Ripping 4K Blu-Ray discs isn't as easy at 1080p Blu-Ray discs. There's some sort of copy protection (AACS 2 I think?) that results in a 4K disc being invisible to a computer's Blu-Ray drive, even though the Blu-Ray drive can read the dual layer and triple layer discs just fine if they were not commercially produced discs with this copy protection on them.
Even playing them back legitimately on a PC is a pain in the arse - look at Cyberlink PowerDVD's requirements - but if you want to simply rip the discs you own and play them on a different device or back up them for posterity, you need to hack your Blu-Ray drive's firmware to bypass the copy protection. Luckily this is quite easy.
Full details on how to do this are on MakeMKV's forums and there's a good video, but here's a summary:
Buy an LG BH16NS55. They're at basically every PC store in Australia and sell for $89. Mine came with firmware v1.05, which is encrypted - but that's okay, some beautiful nerds smarter than us have figured it out.
Install the drive in your PC. There are a few USB external drive options but I haven't looked into those. Internal SATA is the way to go if you have a PC around.
Download the "all you need firmware pack" from that forum thread and MakeMKV, then install MakeMKV.
Pop open a command prompt with Administrator privileges and change into the MakeMKV directory.

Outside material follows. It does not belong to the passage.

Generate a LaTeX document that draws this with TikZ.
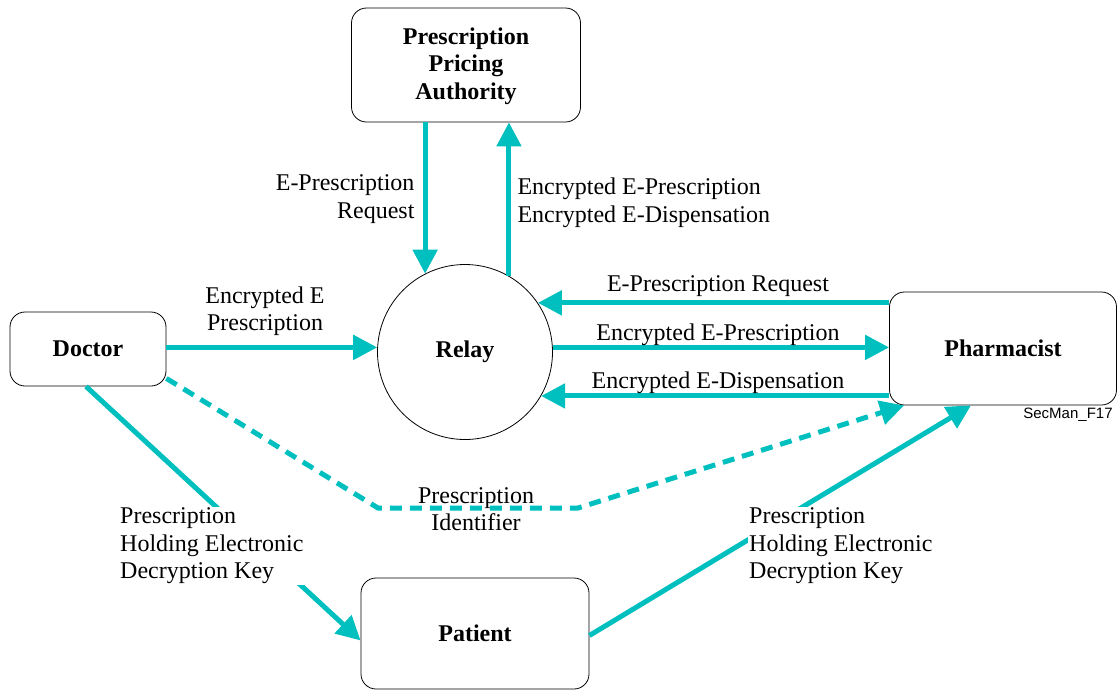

Run the following command (replacing D: with the drive letter of your Blu-Ray drive):
makemkvcon64.exe f --all-yes -d D: rawflash enc -i C:\Users\decryption\Downloads\HL-DT-ST-BD-RE_WH16NS60-1.02-NM00100-211810291936.bin
Wait about 3 minutes and you're done.
The media liberation can now begin!
You can then use MakeMKV to create what the scene calls a "remux" of the movie featuring the main feature and the audio/subtitle tracks of your choosing or, as I prefer, a full disc rip featuring the menus and special features - basically dumping the entire disc structure to a directory and removing the encryption. That makes use of MakeMKV's "backup" feature.